You’ll want to illustrate how a privately held ESOP valuation is different, yet similar, to the value of stock traded on the NYSE or NASDAQ. While you want to explain the appraisal, it’s best to come at the topic from an employee point of view. Your appraiser (whose expertise is based in the external factors that impact stock value) has a rich understanding of your valuation but they will be tempted to explain their assumptions and methods. Even if your employees are financially sophisticated enough to follow, you’ll want to avoid complex formulas and nix the details on what affected the discount rate. We recommend sticking with the concrete, practical concepts that are meaningful to employees in their everyday work.

3. Build a line of sight to job-level performance
Most employees want answers to two questions:

• How is our business performing (the big picture)?
• How do I affect this big picture in my daily job?

Your goal: build a line of sight between employees’ jobs and the company’s overall performance.

4. Implement a process to regularly discuss the business
Building a line of sight isn’t a one-and-done thing; it needs continual effort. Otherwise, people will use their own gauges (trucks leaving the docks, overtime worked, phone calls received) to measure the company’s success. These can become fuel for the rumor mill.
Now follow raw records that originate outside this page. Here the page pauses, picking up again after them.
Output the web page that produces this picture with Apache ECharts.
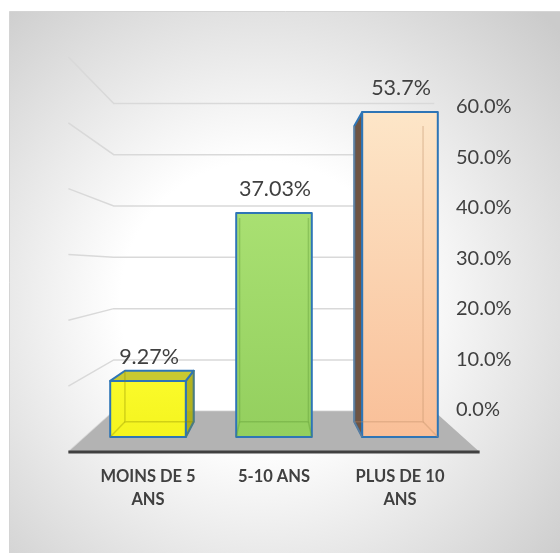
<!DOCTYPE html>
<html><head><meta charset="utf-8">
<script src="https://cdn.jsdelivr.net/npm/echarts@6/dist/echarts.min.js"></script>
<style>html,body{margin:0;padding:0;background:#fff}#c{width:560px;height:553px}</style>
</head><body><div id="c"></div>
<script>
// ---- data ----
const categories = ['MOINS DE 5\nANS', '5-10 ANS', 'PLUS DE 10\nANS'];
const values = [0.0927, 0.3703, 0.537];
const valueLabels = ['9.27%', '37.03%', '53.7%'];
const yTicks = [0, 0.1, 0.2, 0.3, 0.4, 0.5, 0.6];

// ---- styles ----
const palette = [
  {front: ['#fafa2a', '#f4f41e'], top: 'rgba(195,195,25,0.9)', side: 'rgba(172,172,12,0.92)', inner: 'rgba(140,140,0,0.35)'},
  {front: ['#a9e072', '#93cf5e'], top: '#7fb84a', side: '#6f9e40', inner: 'rgba(90,150,50,0.35)'},
  {front: ['#fde6c8', '#f9bf98'], top: '#c8a080', side: '#6e5443', inner: 'rgba(190,140,100,0.35)'}
];
const EDGE = '#2e75b6';
const TEXT = '#404040';
const FONT = 'Lato, "Open Sans", sans-serif';
const EYE = 0.28;          // camera height (value units)
const BAR_DEPTH = 0.91;    // back face scale of bars
const WALL_DEPTH = 0.848;  // back wall scale
const FLOOR_FRONT = 1.088; // front edge of floor
const BAR_FRAC = 0.6;

function vanish(api) {
  return [api.coord([1, 0])[0], api.coord([1, EYE])[1]];
}
function P(p, s, V) { return [V[0] + (p[0] - V[0]) * s, V[1] + (p[1] - V[1]) * s]; }

function sceneRender(params, api) {
  const V = vanish(api);
  const band = api.size([1, 0])[0];
  const L = api.coord([0, 0])[0] - band / 2;
  const R = api.coord([categories.length - 1, 0])[0] + band / 2;
  const y0 = api.coord([0, 0])[1];
  const ch = [];
  yTicks.forEach(function (t) {
    const yt = api.coord([0, t])[1];
    const bl = P([L, yt], WALL_DEPTH, V), br = P([R, yt], WALL_DEPTH, V), fl = P([L, yt], FLOOR_FRONT, V);
    ch.push({type: 'polyline', shape: {points: [fl, bl, br]}, style: {stroke: '#d9d9d9', lineWidth: 1.5, fill: null}});
  });
  const fbl = P([L, y0], WALL_DEPTH, V), fbr = P([R, y0], WALL_DEPTH, V);
  const ffl = P([L, y0], FLOOR_FRONT, V), ffr = P([R, y0], FLOOR_FRONT, V);
  ch.push({type: 'polygon', shape: {points: [fbl, fbr, ffr, ffl]}, style: {fill: '#b3b3b3'}});
  ch.push({type: 'line', shape: {x1: ffl[0], y1: ffl[1], x2: ffr[0], y2: ffr[1]}, style: {stroke: '#404040', lineWidth: 3}});
  return {type: 'group', children: ch};
}

function barRender(params, api) {
  const i = api.value(0), v = api.value(1);
  const c = api.coord([i, v]), c0 = api.coord([i, 0]);
  const bw = api.size([1, 0])[0] * BAR_FRAC;
  const x0 = c[0] - bw / 2, x1 = c[0] + bw / 2, yT = c[1], yB = c0[1];
  const V = vanish(api);
  const pal = palette[i];
  const ftl = [x0, yT], ftr = [x1, yT], fbl = [x0, yB], fbr = [x1, yB];
  const btl = P(ftl, BAR_DEPTH, V), btr = P(ftr, BAR_DEPTH, V), bbl = P(fbl, BAR_DEPTH, V), bbr = P(fbr, BAR_DEPTH, V);
  const ch = [];
  const edge = {stroke: EDGE, lineWidth: 2, lineJoin: 'round'};
  if (x1 < V[0]) ch.push({type: 'polygon', shape: {points: [ftr, btr, bbr, fbr]}, style: Object.assign({fill: pal.side}, edge)});
  if (x0 > V[0]) ch.push({type: 'polygon', shape: {points: [ftl, btl, bbl, fbl]}, style: Object.assign({fill: pal.side}, edge)});
  if (yT > V[1]) ch.push({type: 'polygon', shape: {points: [ftl, ftr, btr, btl]}, style: Object.assign({fill: pal.top}, edge)});
  ch.push({type: 'rect', shape: {x: x0, y: yT, width: bw, height: yB - yT},
    style: Object.assign({fill: new echarts.graphic.LinearGradient(0, 0, 0, 1, [{offset: 0, color: pal.front[0]}, {offset: 1, color: pal.front[1]}])}, edge)});
  // faint inner (back) edges seen through the translucent box
  const inner = {stroke: pal.inner, lineWidth: 1.5, fill: null};
  ch.push({type: 'polyline', shape: {points: [btl, bbl, bbr, btr]}, style: inner});
  ch.push({type: 'polyline', shape: {points: [fbl, bbl]}, style: inner});
  ch.push({type: 'polyline', shape: {points: [fbr, bbr]}, style: inner});
  ch.push({type: 'text', style: {text: valueLabels[i], x: c[0] + 1, y: yT - 24, fill: TEXT, font: '21.5px ' + FONT, align: 'center', verticalAlign: 'middle'}});
  return {type: 'group', children: ch};
}

const chart = echarts.init(document.getElementById('c'));
chart.setOption({
  animation: false,
  graphic: [{
    type: 'rect', z: -10, silent: true,
    shape: {x: 9.5, y: 11.5, width: 560, height: 560},
    style: {
      fill: new echarts.graphic.RadialGradient(0.45, 0.52, 0.72, [
        {offset: 0, color: '#ffffff'}, {offset: 0.35, color: '#ffffff'}, {offset: 1, color: '#cbcbcb'}]),
      stroke: '#d4d4d4', lineWidth: 1
    }
  }],
  grid: [
    {left: 85, right: 97, top: 74, bottom: 116, outerBoundsMode: 'none', containLabel: false},
    {left: 114, right: 126, top: 107, bottom: 143, outerBoundsMode: 'none', containLabel: false}
  ],
  xAxis: [
    {type: 'category', gridIndex: 0, data: categories,
      axisLine: {show: false}, axisTick: {show: false}, splitLine: {show: false},
      axisLabel: {interval: 0, margin: 28, color: TEXT, fontFamily: FONT, fontWeight: 'bold', fontSize: 16.5, lineHeight: 23}},
    {type: 'value', gridIndex: 1, show: false}
  ],
  yAxis: [
    {type: 'value', gridIndex: 0, min: 0, max: 0.6, interval: 0.1, show: false},
    {type: 'value', gridIndex: 1, min: 0, max: 0.6, interval: 0.1, position: 'right',
      axisLine: {show: false}, axisTick: {show: false}, splitLine: {show: false},
      axisLabel: {margin: 22, color: TEXT, fontFamily: FONT, fontSize: 20,
        formatter: function (v) { return (v * 100).toFixed(1) + '%'; }}}
  ],
  series: [
    {type: 'custom', xAxisIndex: 0, yAxisIndex: 0, z: 1, silent: true, renderItem: sceneRender, data: [[0, 0]]},
    {type: 'custom', xAxisIndex: 0, yAxisIndex: 0, z: 3, silent: true, renderItem: barRender,
      data: values.map(function (v, i) { return [i, v]; })}
  ]
});
</script>
</body></html>
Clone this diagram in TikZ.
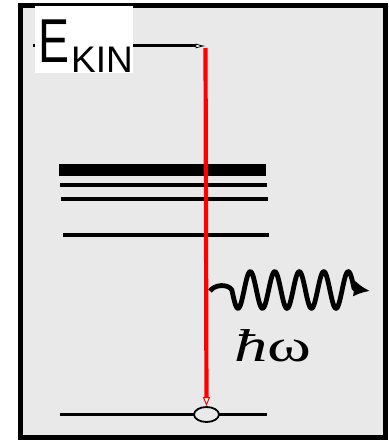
\documentclass[tikz,border=0pt]{standalone}
\usepackage{fontspec}
\usepackage{graphicx}
\usetikzlibrary{arrows.meta, shapes.geometric}
\newfontfamily\labelfont{Liberation Sans}
\newfontfamily\symfont{Liberation Serif}
\definecolor{panel}{gray}{0.914}

\begin{document}
\begin{tikzpicture}[x=1pt, y=-1pt, >=Latex,
    level/.style={line width=3.2pt},
    beam/.style={red, line width=4.2pt}]
  \useasboundingbox (0,0) rectangle (388,441);
  % frame
  \draw[line width=5pt, fill=panel] (20.8,5.8) rectangle (385,437.5);
  % energy levels (valence band + core levels)
  \draw[line width=12pt] (59,170) -- (266,170);
  \foreach \y/\xa/\xb in {185/60/267, 199/61/268, 235/63/269, 414.5/60/267} {
    \draw[level] (\xa,\y) -- (\xb,\y);
  }
  % core hole
  \node[ellipse, draw, line width=1.8pt, fill=panel, minimum width=25pt, minimum height=15pt, inner sep=0pt] (hole) at (206.5,414.5) {};
  % kinetic energy arrow
  \coordinate (lead) at (33,46);
  \coordinate (ktop) at (205.5,46);
  \draw[line width=3pt, -{Latex[open, fill=white, length=10pt, width=5pt, line width=0.8pt]}] (lead) -- (ktop);
  % electron falling into the hole
  \draw[beam, shorten <=2pt, -{Triangle[open, fill=white, length=9pt, width=7pt, line width=1pt]}] (ktop) -- (hole.north);
  % emitted photon
  \coordinate (wstart) at (210,291);
  \coordinate (wend) at (370,291);
  \draw[line width=4.8pt, line join=round, -{Latex[length=16pt, width=16pt]}] (wstart) .. controls (214,285) and (227,283) .. (231.9,290)
    -- plot[domain=231.9:354.1, samples=120] (\x, {290+18.5*cos(14.694*(\x-238))}) -- (wend);
  \node[anchor=base west, inner sep=0pt] (hw) at (234,361) {\scalebox{1.45}[1]{\fontsize{46}{46}\symfont\selectfont\itshape ħ\upshape ω}};
  % label
  \node[anchor=base west, inner sep=0pt, fill=white] (ekin) at (35,63) {\labelfont\rule{0pt}{57pt}\hspace{3pt}\fontsize{62}{62}\selectfont\scalebox{0.75}[1]{E}\hspace{2pt}\raisebox{-10pt}{\fontsize{37}{37}\selectfont KIN}\hspace{4pt}};
\end{tikzpicture}
\end{document}
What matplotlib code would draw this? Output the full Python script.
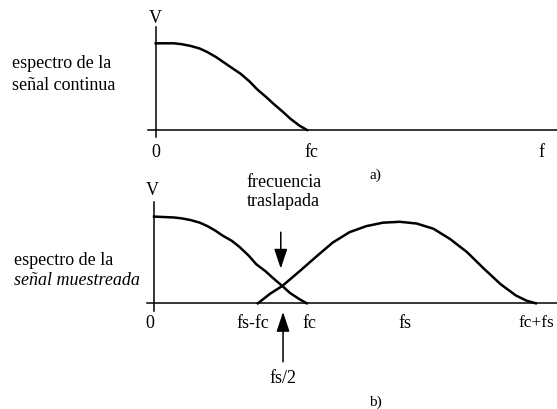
"""
Espectro de una señal continua y de la misma señal muestreada (aliasing).
"""

import matplotlib
matplotlib.use("Agg")
import matplotlib.pyplot as plt

plt.rcParams["font.family"] = ["Liberation Serif", "DejaVu Serif"]
FS = 13
LW_CURVE = 1.8
LW_AXIS = 1.1

# ---- espectro de la señal continua (f en unidades de fc) --------
f_cont = [0.0, 0.12, 0.17, 0.23, 0.29, 0.34, 0.40, 0.45, 0.50, 0.56,
          0.62, 0.67, 0.73, 0.78, 0.84, 0.89, 0.95, 1.0]
v_cont = [1.0, 1.0, 0.99, 0.97, 0.94, 0.90, 0.84, 0.78, 0.72, 0.65,
          0.56, 0.47, 0.38, 0.30, 0.21, 0.13, 0.05, 0.0]
ticks_a = [0.0, 1.03, 2.55]
labels_a = ["0", "fc", "f"]

# ---- espectro de la señal muestreada ----------------------------
f_base = [0.0, 0.13, 0.18, 0.24, 0.30, 0.35, 0.40, 0.45, 0.51, 0.56,
          0.62, 0.67, 0.73, 0.78, 0.84, 0.89, 0.95, 1.0]
v_base = [1.0, 0.99, 0.98, 0.96, 0.93, 0.89, 0.84, 0.78, 0.72, 0.65,
          0.55, 0.45, 0.37, 0.29, 0.20, 0.12, 0.05, 0.0]
f_img = [0.68, 0.76, 0.84, 0.96, 1.07, 1.17, 1.28, 1.39, 1.50, 1.61,
         1.72, 1.83, 1.94, 2.05, 2.16, 2.27, 2.37, 2.44, 2.50]
v_img = [0.0, 0.11, 0.20, 0.38, 0.55, 0.70, 0.82, 0.89, 0.93, 0.94,
         0.92, 0.86, 0.74, 0.59, 0.40, 0.22, 0.09, 0.03, 0.0]
ticks_b = [-0.03, 0.65, 1.02, 1.64, 2.53]
labels_b = ["0", "fs-fc", "fc", "fs", "fc+fs"]
f_half = 0.845

fig = plt.figure(figsize=(5.57, 4.10), dpi=100)
ax_a = fig.add_axes([0, 1 - 200 / 410, 1, 200 / 410])
ax_b = fig.add_axes([0, 0, 1, 210 / 410])
ax_a.set_xlim(-1.029, 2.652)
ax_a.set_ylim(-0.796, 1.511)
ax_b.set_xlim(-1.0085, 2.639)
ax_b.set_ylim(-1.219, 1.203)
for ax in (ax_a, ax_b):
    ax.axis("off")

# a) señal continua
ax_a.plot([0, 0], [-0.08, 1.19], color="black", lw=LW_AXIS)
ax_a.plot([-0.05, 2.66], [0, 0], color="black", lw=LW_AXIS)
ax_a.plot(f_cont, v_cont, color="black", lw=LW_CURVE, solid_joinstyle="round")
ax_a.text(0, 1.30, "V", ha="center", va="center", fontsize=FS)
for t, lab in zip(ticks_a, labels_a):
    ax_a.text(t, -0.25, lab, ha="center", va="center", fontsize=FS)
ax_a.text(1.45, -0.51, "a)", ha="center", va="center", fontsize=FS - 2)
ax_a.text(-0.95, 0.78, "espectro de la", ha="left", va="center", fontsize=FS)
ax_a.text(-0.95, 0.53, "señal continua", ha="left", va="center", fontsize=FS)

# b) señal muestreada
ax_b.plot([0, 0], [-0.085, 1.17], color="black", lw=LW_AXIS)
ax_b.plot([-0.046, 2.66], [0, 0], color="black", lw=LW_AXIS)
ax_b.plot(f_base, v_base, color="black", lw=LW_CURVE, solid_joinstyle="round")
ax_b.plot(f_img, v_img, color="black", lw=LW_CURVE, solid_joinstyle="round")
ax_b.text(-0.01, 1.31, "V", ha="center", va="center", fontsize=FS)
for t, lab in zip(ticks_b[:-1], labels_b[:-1]):
    ax_b.text(t, -0.22, lab, ha="center", va="center", fontsize=FS)
# la última etiqueta queda pegada al borde derecho
ax_b.text(2.62, -0.22, labels_b[-1], ha="right", va="center", fontsize=FS - 0.5)
ax_b.text(-0.92, 0.51, "espectro de la", ha="left", va="center", fontsize=FS)
ax_b.text(-0.92, 0.28, "señal muestreada", ha="left", va="center",
          fontsize=FS, style="italic")

ax_b.text(0.85, 1.40, "frecuencia", ha="center", va="center", fontsize=FS)
ax_b.text(0.85, 1.19, "traslapada", ha="center", va="center", fontsize=FS)

arrow = dict(arrowstyle="-|>,head_length=1.2,head_width=0.4",
             color="black", lw=LW_AXIS, shrinkA=0, shrinkB=0,
             mutation_scale=10)
ax_b.annotate("", xy=(0.83, 0.40), xytext=(0.83, 0.82), arrowprops=arrow)
ax_b.annotate("", xy=(f_half, -0.10), xytext=(f_half, -0.675),
              arrowprops=arrow)
ax_b.text(f_half, -0.85, "fs/2", ha="center", va="center", fontsize=FS)
ax_b.text(1.45, -1.13, "b)", ha="center", va="center", fontsize=FS - 2)

fig.savefig("out.png", dpi=100)
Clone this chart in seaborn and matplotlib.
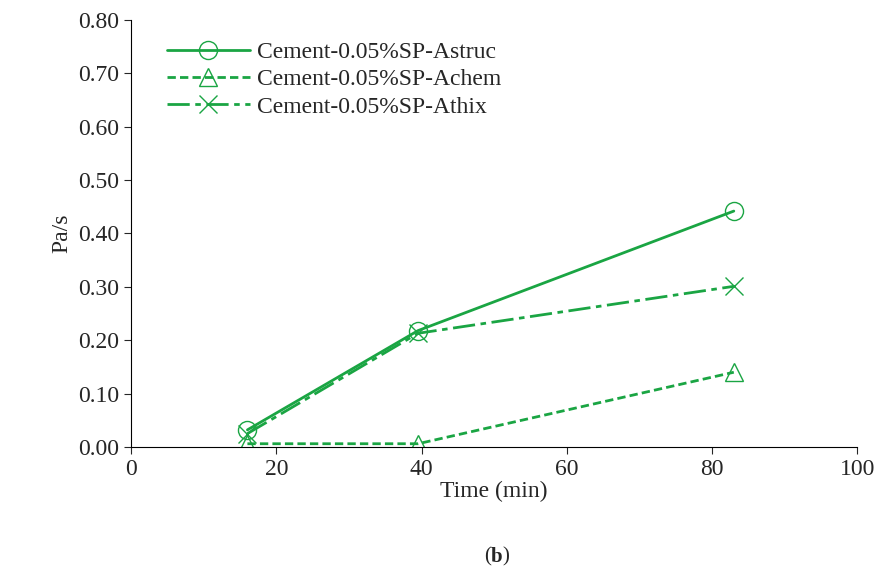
import matplotlib
matplotlib.use("Agg")
import matplotlib.pyplot as plt
import seaborn as sns
import pandas as pd

time_min = [16, 39.5, 83]
astruc = [0.032, 0.218, 0.442]
achem = [0.006, 0.006, 0.140]
athix = [0.025, 0.213, 0.301]
labels = ["Cement-0.05%SP-Astruc", "Cement-0.05%SP-Achem", "Cement-0.05%SP-Athix"]

sns.set_style("white")
plt.rcParams["font.family"] = ["Liberation Serif", "DejaVu Serif"]
green = "#1aa543"

df = pd.DataFrame({
    "time": time_min * 3,
    "value": astruc + achem + athix,
    "series": [labels[0]] * 3 + [labels[1]] * 3 + [labels[2]] * 3,
})

fig = plt.figure(figsize=(8.81, 5.73), dpi=100)
ax = fig.add_axes([0.149, 0.22, 0.824, 0.745])

styles = [("-", "o"), ((0, (3, 1.5)), "^"), ((0, (8, 2, 2, 2)), "x")]
for lab, (ls, mk) in zip(labels, styles):
    sub = df[df.series == lab]
    sns.lineplot(data=sub, x="time", y="value", ax=ax, color=green, linestyle=ls,
                 marker=mk, markersize=13, markerfacecolor="none", markeredgecolor=green,
                 markeredgewidth=1.0, linewidth=2, label=lab)

ax.set_xlim(0, 100)
ax.set_ylim(0, 0.80)
ax.set_xticks(range(0, 101, 20))
ax.set_yticks([i / 10 for i in range(9)])
ax.set_yticklabels([f"{i / 10:.2f}" for i in range(9)])
ax.tick_params(labelsize=17, direction="out", length=5, left=True, bottom=True)
ax.set_xlabel("Time (min)", fontsize=17, labelpad=1)
ax.set_ylabel("Pa/s", fontsize=17)
for s in ["top", "right"]:
    ax.spines[s].set_visible(False)
for s in ["left", "bottom"]:
    ax.spines[s].set_color("black")
    ax.spines[s].set_linewidth(0.8)

ax.legend(loc="upper left", bbox_to_anchor=(0.02, 1.0), frameon=False, fontsize=17,
          handlelength=3.5, handletextpad=0.3, labelspacing=0.25)

fig.text(0.557, 0.02, "(", fontsize=15, ha="right")
fig.text(0.557, 0.02, "b", fontsize=15, fontweight="bold", ha="left")
fig.text(0.570, 0.02, ")", fontsize=15, ha="left")

fig.savefig("out.png", dpi=100)
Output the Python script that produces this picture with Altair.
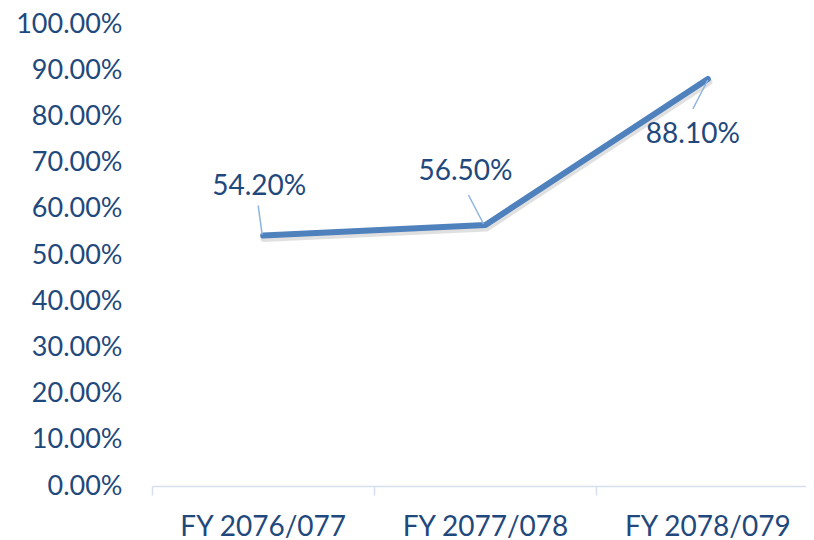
import altair as alt
import pandas as pd

categories = ["FY 2076/077", "FY 2077/078", "FY 2078/079"]
values = [0.542, 0.565, 0.881]
labels = ["54.20%", "56.50%", "88.10%"]
y_ticks = [0.0, 0.1, 0.2, 0.3, 0.4, 0.5, 0.6, 0.7, 0.8, 0.9, 1.0]

df = pd.DataFrame({"cat": categories, "val": values, "label": labels})

FONT = "Lato"
TXT = "#1F497D"
FS = 28

xenc = alt.X("cat:N", sort=categories, bandPosition=0.5,
             scale=alt.Scale(type="band", paddingInner=0, paddingOuter=0, range=[0, 667]),
             axis=alt.Axis(title=None, bandPosition=0, labelFont=FONT, labelFontSize=FS,
                           labelColor=TXT, labelAngle=0, domainColor="#D5DFEE",
                           domainWidth=1.5, tickColor="#D5DFEE", tickWidth=1.5,
                           tickSize=9, labelPadding=18, grid=False))
yenc = alt.Y("val:Q", scale=alt.Scale(domain=[0, 1]),
             axis=alt.Axis(title=None, values=y_ticks, format=".2%", labelFont=FONT,
                           labelFontSize=27, labelColor=TXT, domain=False, ticks=False,
                           grid=False, labelPadding=30))

base = alt.Chart(df)

shadow = base.mark_line(color="#000000", opacity=0.12, strokeWidth=7, xOffset=1,
                        yOffset=3, strokeCap="round", strokeJoin="round").encode(x=xenc, y=yenc)
line = base.mark_line(color="#4F81BD", strokeWidth=6, strokeCap="round",
                      strokeJoin="round").encode(x=xenc, y=yenc)

label_offsets = {
    "FY 2076/077": dict(dx=-4, dy=-49),
    "FY 2077/078": dict(dx=-20, dy=-53),
    "FY 2078/079": dict(dx=-15, dy=56),
}
leader_offsets = {
    "FY 2076/077": dict(xOffset=-1, yOffset=-1, x2Offset=-5, y2Offset=-30),
    "FY 2077/078": dict(xOffset=-2, yOffset=-1, x2Offset=-17, y2Offset=-30),
    "FY 2078/079": dict(xOffset=0, yOffset=1, x2Offset=-15, y2Offset=30),
}

layers = [shadow, line]
for c in categories:
    lo = leader_offsets[c]
    layers.append(
        base.transform_filter(alt.datum.cat == c)
        .mark_rule(color="#8DB4E2", strokeWidth=1.5, **lo)
        .encode(x=xenc, y=yenc,
                x2=alt.X2("cat", bandPosition=0.5), y2=alt.Y2("val"))
    )
    to = label_offsets[c]
    layers.append(
        base.transform_filter(alt.datum.cat == c)
        .mark_text(font=FONT, fontSize=FS, color=TXT, align="center", baseline="middle", **to)
        .encode(x=xenc, y=yenc, text="label:N")
    )

chart = alt.layer(*layers).properties(
    width=654, height=462,
    background="white",
    autosize=alt.AutoSizeParams(type="none"),
    padding={"left": 144, "top": 16, "right": 0, "bottom": 58},
).configure_view(strokeWidth=0)

chart.save("out.html", embed_options={"renderer": "svg", "actions": False})
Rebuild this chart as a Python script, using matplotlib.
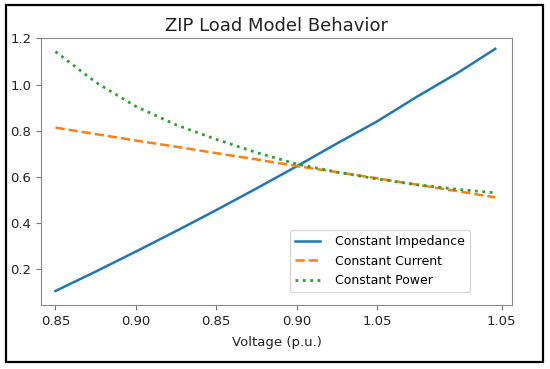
import numpy as np
import matplotlib as mpl
mpl.use('Agg')
import matplotlib.pyplot as plt
from matplotlib.patches import Rectangle

# voltage samples (tick 0.85 .. last data point)
voltage = [0.85, 0.875, 0.90, 0.925, 0.95, 0.975, 1.00, 1.025, 1.05, 1.075, 1.10, 1.1235]

const_impedance = [0.104, 0.188, 0.275, 0.364, 0.455, 0.549, 0.645, 0.744, 0.840, 0.948, 1.050, 1.155]
const_current = [0.813, 0.785, 0.757, 0.730, 0.702, 0.675, 0.646, 0.620, 0.593, 0.565, 0.537, 0.510]
const_power = [1.143, 1.010, 0.905, 0.825, 0.762, 0.705, 0.655, 0.620, 0.590, 0.565, 0.545, 0.530]

tick_pos = [0.85, 0.90, 0.95, 1.00, 1.05, 1.1275]
tick_labels = ['0.85', '0.90', '0.85', '0.90', '1.05', '1.05']

fig = plt.figure(figsize=(5.5, 3.69), dpi=100)
ax = fig.add_axes([41/550, 1-305/369, 471/550, 267/369])

ax.plot(voltage, const_impedance, '-', color='#1f77b4', lw=1.8, label='Constant Impedance')
ax.plot(voltage, const_current, '--', color='#ff7f0e', lw=1.8, label='Constant Current')
ax.plot(voltage, const_power, ':', color='#2ca02c', lw=2.0, label='Constant Power')

ax.set_xlim(0.841, 1.1339)
ax.set_ylim(0.043, 1.202)
ax.set_xticks(tick_pos)
ax.set_xticklabels(tick_labels)
ax.set_yticks([0.2, 0.4, 0.6, 0.8, 1.0, 1.2])
ax.tick_params(labelsize=9.5, color='#777777', labelcolor='#222222')
for s in ax.spines.values():
    s.set_color('#888888')

ax.set_xlabel('Voltage (p.u.)', fontsize=9.5, color='#222222', labelpad=6)
ax.set_title('ZIP Load Model Behavior', fontsize=13, pad=5, color='#222222')

ax.legend(loc='lower right', bbox_to_anchor=(0.911, 0.049), borderaxespad=0,
          fontsize=9, frameon=True, edgecolor='#cccccc', handletextpad=1.2)

# black frame round the figure
fig.patches.append(Rectangle((6/550, 1-362/369), 537/550, 357/369, transform=fig.transFigure,
                             fill=False, edgecolor='black', lw=1.6))

fig.savefig('out.png', dpi=100)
You can squash this kind of misinformation by establishing a communication process that provides meaningful measures of business success that inspire employee engagement. For some companies this involves routine communication of critical components of their financial results. If this triggers a Pepto-Bismol moment for you, don’t worry — we can help you pick some operational measures and other approaches that cultivate business awareness for your company. The idea is to provide periodic reference points to help everyone understand how job-level actions impact ESOP rewards.

5. Remind participants that it’s a marathon, not a sprint
The current volatile market is an ideal time to explain how ESOP rewards are a long-term benefit. A change in any one year doesn’t matter as much as the trend over time.

• Use your ESOP 101 or basic introduction to connect ownership with your firm’s strategic plan.
• Demonstrate how the company is working to build future wealth for everyone.
• Remind people they don’t invest in the ESOP; it’s earned as they work — unlike a 401(k) where they typically ante up their own cash to receive a benefit.

But don’t sugar coat the fact that, with most ESOPs, employees’ retirement eggs are all in one basket. Employees need to continue participating in the 401(k) and investing outside the company to secure their retirement future. The ESOP is a slice of their retirement plan, not the entire pie.

Engaged employees in an ESOP environment can make a big difference. Technology can be purchased, plants can be built, buildings can be acquired and innovations can be reverse-engineered into commodities. The only things your competition cannot duplicate are your people and your firm’s culture. They’re your true competitive edge.

Employees have the customer relationships, product knowledge, market experience and unique skills that differentiate your company from the competition. When employees are educated and informed about your ESOP, your business and its stock valuation, they are equipped to help their company reach its long-range goals.